== What is being asked ==
With the images removed, repeat the data below exactly.

== Provided entries ==

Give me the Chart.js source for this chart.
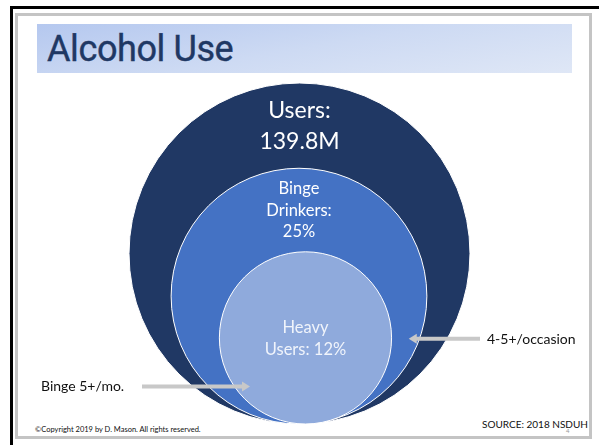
<!DOCTYPE html>
<html>
<head>
<meta charset="utf-8">
<script src="https://cdn.jsdelivr.net/npm/chart.js"></script>
<style>
  html, body { margin: 0; padding: 0; background: #fff; }
  #slide { position: relative; width: 599px; height: 445px; overflow: hidden; font-family: Lato, sans-serif; }
  .outer-frame { position: absolute; left: 10px; top: 6px; width: 620px; height: 480px; border-left: 3px solid #000; border-top: 3px solid #000; }
  .inner-frame { position: absolute; left: 15px; top: 13px; width: 571px; height: 420px; border: 3px solid #c4c4c4; }
  .title-band { position: absolute; left: 37px; top: 24px; width: 535px; height: 49px;
    background: linear-gradient(170deg, #b5c8ef 0%, #cddaf3 50%, #dfe7f6 100%); }
  .title-band h1 { margin: 0; position: absolute; left: 10px; top: 4px; font: 400 36px Roboto, sans-serif; color: #1f3864; letter-spacing: -0.4px; -webkit-text-stroke: 0.4px #1f3864; }
  .note { position: absolute; white-space: nowrap; color: #111; }
  #chart { position: absolute; left: 0; top: 0; }
</style>
</head>
<body>
<div id="slide">
  <div class="outer-frame"></div>
  <div class="inner-frame"></div>
  <div class="title-band"><h1>Alcohol Use</h1></div>
  <div class="note" style="left:35px; top:425px; font-size:7.5px;">©Copyright 2019 by D. Mason. All rights reserved.</div>
  <div class="note" style="left:482px; top:418px; font-size:10px;">SOURCE: 2018 NSDUH</div>
  <div class="note" style="left:566px; top:427px; font-size:6px; color:#999;">4</div>
  <canvas id="chart" width="599" height="445"></canvas>
</div>
<script>
// nested circles, outer to inner; sizes are radii
const ringNames = ['Users', 'Binge Drinkers', 'Heavy Users'];
const ringSizes = [100, 75, 50.5];
const ringShift = [0, -0.3, 3.5];
const ringLabels = [['Users:', '139.8M'], ['Binge', 'Drinkers:', '25%'], ['Heavy', 'Users: 12%']];
const ringColors = ['#203864', '#4472c4', '#8faadc'];
const labelColors = ['#ffffff', '#ffffff', '#f0f4fb'];
const labelFonts = [[23, 31], [16.5, 21.5], [16.5, 22]]; // size, line height

// callouts: text, tip as [ring x, ring y] in chart units
const calloutText = ['Binge 5+/mo.', '4-5+/occasion'];
const calloutTip = [[-29, 22], [64, 50]];

const rings = ringSizes.map((s, i) => ({ x: ringShift[i], y: s, size: s }));

function unitToPx(chart, v) {
  const y = chart.scales.y;
  if (!y) return 0;
  return y.getPixelForValue(0) - y.getPixelForValue(v);
}

const ringText = {
  id: 'ringText',
  afterDatasetsDraw(chart) {
    const ctx = chart.ctx;
    const xs = chart.scales.x, ys = chart.scales.y;
    ctx.save();
    ctx.textAlign = 'center';
    ringLabels.forEach((lines, i) => {
      const [fs, lh] = labelFonts[i];
      const cx = xs.getPixelForValue(ringShift[i]);
      let cy;
      if (i < ringSizes.length - 1) {
        // midway between this circle's top and the next one's top
        cy = (ys.getPixelForValue(ringSizes[i] * 2) + ys.getPixelForValue(ringSizes[i + 1] * 2)) / 2;
      } else {
        cy = ys.getPixelForValue(ringSizes[i]);
      }
      ctx.font = `400 ${fs}px Lato, sans-serif`;
      ctx.fillStyle = labelColors[i];
      const cap = fs * 0.72;
      const first = cy - (lines.length - 1) * lh / 2 + cap / 2;
      lines.forEach((t, k) => ctx.fillText(t, cx, first + k * lh));
    });

    // callout arrows
    ctx.font = '400 14px Lato, sans-serif';
    ctx.textAlign = 'left';
    const arrow = (x0, x1, y) => {
      const dir = Math.sign(x1 - x0);
      ctx.strokeStyle = '#c8c8c8';
      ctx.fillStyle = '#c8c8c8';
      ctx.lineWidth = 4;
      ctx.beginPath();
      ctx.moveTo(x0, y);
      ctx.lineTo(x1 - dir * 7, y);
      ctx.stroke();
      ctx.beginPath();
      ctx.moveTo(x1, y);
      ctx.lineTo(x1 - dir * 8, y - 5);
      ctx.lineTo(x1 - dir * 8, y + 5);
      ctx.closePath();
      ctx.fill();
    };
    let tx = xs.getPixelForValue(calloutTip[0][0]), ty = ys.getPixelForValue(calloutTip[0][1]);
    ctx.fillStyle = '#111';
    ctx.fillText(calloutText[0], 41, ty + 5);
    arrow(142, tx, ty);
    tx = xs.getPixelForValue(calloutTip[1][0]); ty = ys.getPixelForValue(calloutTip[1][1]);
    ctx.fillStyle = '#111';
    ctx.fillText(calloutText[1], 487, ty + 5);
    arrow(480, tx, ty);
    ctx.restore();
  }
};

new Chart(document.getElementById('chart'), {
  type: 'scatter',
  data: {
    labels: ringNames,
    datasets: [{
      data: rings,
      showLine: false,
      pointBackgroundColor: ringColors,
      pointBorderColor: '#ffffff',
      pointBorderWidth: 1,
      pointRadius: c => (c.raw ? unitToPx(c.chart, c.raw.size) : 0),
      clip: false
    }]
  },
  options: {
    responsive: false,
    animation: false,
    events: [],
    layout: { padding: { top: 83, bottom: 21, left: 0, right: 0 } },
    scales: {
      x: { type: 'linear', min: -175.5, max: 175.5, display: false },
      y: { type: 'linear', min: 0, max: 200, display: false }
    },
    plugins: { legend: { display: false }, tooltip: { enabled: false } }
  },
  plugins: [ringText]
});
</script>
</body>
</html>
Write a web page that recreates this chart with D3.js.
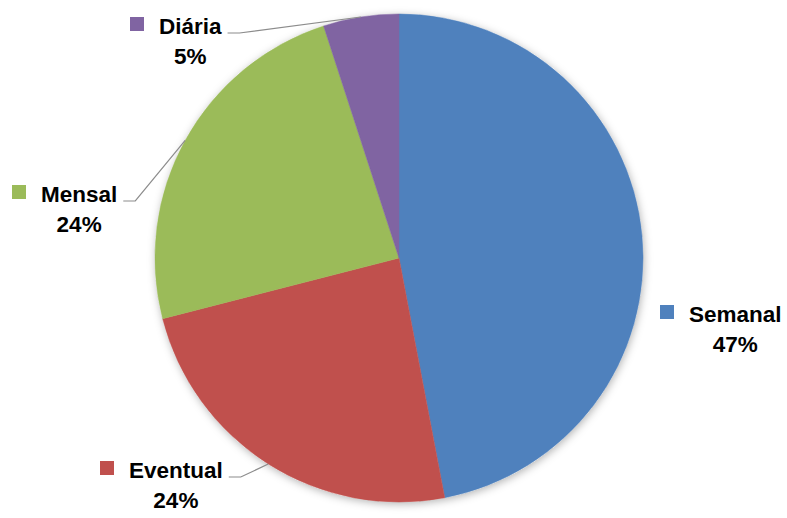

== Solved problem ==
Give me the Chart.js source for this chart.
<!DOCTYPE html>
<html>
<head>
<meta charset="utf-8">
<script src="https://cdn.jsdelivr.net/npm/chart.js"></script>
<style>
  html, body { margin: 0; padding: 0; background: #fff; }
  #slide { position: relative; width: 599px; height: 445px; overflow: hidden; font-family: Lato, sans-serif; }
  .outer-frame { position: absolute; left: 10px; top: 6px; width: 620px; height: 480px; border-left: 3px solid #000; border-top: 3px solid #000; }
  .inner-frame { position: absolute; left: 15px; top: 13px; width: 571px; height: 420px; border: 3px solid #c4c4c4; }
  .title-band { position: absolute; left: 37px; top: 24px; width: 535px; height: 49px;
    background: linear-gradient(170deg, #b5c8ef 0%, #cddaf3 50%, #dfe7f6 100%); }
  .title-band h1 { margin: 0; position: absolute; left: 10px; top: 4px; font: 400 36px Roboto, sans-serif; color: #1f3864; letter-spacing: -0.4px; -webkit-text-stroke: 0.4px #1f3864; }
  .note { position: absolute; white-space: nowrap; color: #111; }
  #chart { position: absolute; left: 0; top: 0; }
</style>
</head>
<body>
<div id="slide">
  <div class="outer-frame"></div>
  <div class="inner-frame"></div>
  <div class="title-band"><h1>Alcohol Use</h1></div>
  <div class="note" style="left:35px; top:425px; font-size:7.5px;">©Copyright 2019 by D. Mason. All rights reserved.</div>
  <div class="note" style="left:482px; top:418px; font-size:10px;">SOURCE: 2018 NSDUH</div>
  <div class="note" style="left:566px; top:427px; font-size:6px; color:#999;">4</div>
  <canvas id="chart" width="599" height="445"></canvas>
</div>
<script>
// nested circles, outer to inner; sizes are radii
const ringNames = ['Users', 'Binge Drinkers', 'Heavy Users'];
const ringSizes = [100, 75, 50.5];
const ringShift = [0, -0.3, 3.5];
const ringLabels = [['Users:', '139.8M'], ['Binge', 'Drinkers:', '25%'], ['Heavy', 'Users: 12%']];
const ringColors = ['#203864', '#4472c4', '#8faadc'];
const labelColors = ['#ffffff', '#ffffff', '#f0f4fb'];
const labelFonts = [[23, 31], [16.5, 21.5], [16.5, 22]]; // size, line height

// callouts: text, tip as [ring x, ring y] in chart units
const calloutText = ['Binge 5+/mo.', '4-5+/occasion'];
const calloutTip = [[-29, 22], [64, 50]];

const rings = ringSizes.map((s, i) => ({ x: ringShift[i], y: s, size: s }));

function unitToPx(chart, v) {
  const y = chart.scales.y;
  if (!y) return 0;
  return y.getPixelForValue(0) - y.getPixelForValue(v);
}

const ringText = {
  id: 'ringText',
  afterDatasetsDraw(chart) {
    const ctx = chart.ctx;
    const xs = chart.scales.x, ys = chart.scales.y;
    ctx.save();
    ctx.textAlign = 'center';
    ringLabels.forEach((lines, i) => {
      const [fs, lh] = labelFonts[i];
      const cx = xs.getPixelForValue(ringShift[i]);
      let cy;
      if (i < ringSizes.length - 1) {
        // midway between this circle's top and the next one's top
        cy = (ys.getPixelForValue(ringSizes[i] * 2) + ys.getPixelForValue(ringSizes[i + 1] * 2)) / 2;
      } else {
        cy = ys.getPixelForValue(ringSizes[i]);
      }
      ctx.font = `400 ${fs}px Lato, sans-serif`;
      ctx.fillStyle = labelColors[i];
      const cap = fs * 0.72;
      const first = cy - (lines.length - 1) * lh / 2 + cap / 2;
      lines.forEach((t, k) => ctx.fillText(t, cx, first + k * lh));
    });

    // callout arrows
    ctx.font = '400 14px Lato, sans-serif';
    ctx.textAlign = 'left';
    const arrow = (x0, x1, y) => {
      const dir = Math.sign(x1 - x0);
      ctx.strokeStyle = '#c8c8c8';
      ctx.fillStyle = '#c8c8c8';
      ctx.lineWidth = 4;
      ctx.beginPath();
      ctx.moveTo(x0, y);
      ctx.lineTo(x1 - dir * 7, y);
      ctx.stroke();
      ctx.beginPath();
      ctx.moveTo(x1, y);
      ctx.lineTo(x1 - dir * 8, y - 5);
      ctx.lineTo(x1 - dir * 8, y + 5);
      ctx.closePath();
      ctx.fill();
    };
    let tx = xs.getPixelForValue(calloutTip[0][0]), ty = ys.getPixelForValue(calloutTip[0][1]);
    ctx.fillStyle = '#111';
    ctx.fillText(calloutText[0], 41, ty + 5);
    arrow(142, tx, ty);
    tx = xs.getPixelForValue(calloutTip[1][0]); ty = ys.getPixelForValue(calloutTip[1][1]);
    ctx.fillStyle = '#111';
    ctx.fillText(calloutText[1], 487, ty + 5);
    arrow(480, tx, ty);
    ctx.restore();
  }
};

new Chart(document.getElementById('chart'), {
  type: 'scatter',
  data: {
    labels: ringNames,
    datasets: [{
      data: rings,
      showLine: false,
      pointBackgroundColor: ringColors,
      pointBorderColor: '#ffffff',
      pointBorderWidth: 1,
      pointRadius: c => (c.raw ? unitToPx(c.chart, c.raw.size) : 0),
      clip: false
    }]
  },
  options: {
    responsive: false,
    animation: false,
    events: [],
    layout: { padding: { top: 83, bottom: 21, left: 0, right: 0 } },
    scales: {
      x: { type: 'linear', min: -175.5, max: 175.5, display: false },
      y: { type: 'linear', min: 0, max: 200, display: false }
    },
    plugins: { legend: { display: false }, tooltip: { enabled: false } }
  },
  plugins: [ringText]
});
</script>
</body>
</html>
Write a web page that recreates this chart with D3.js.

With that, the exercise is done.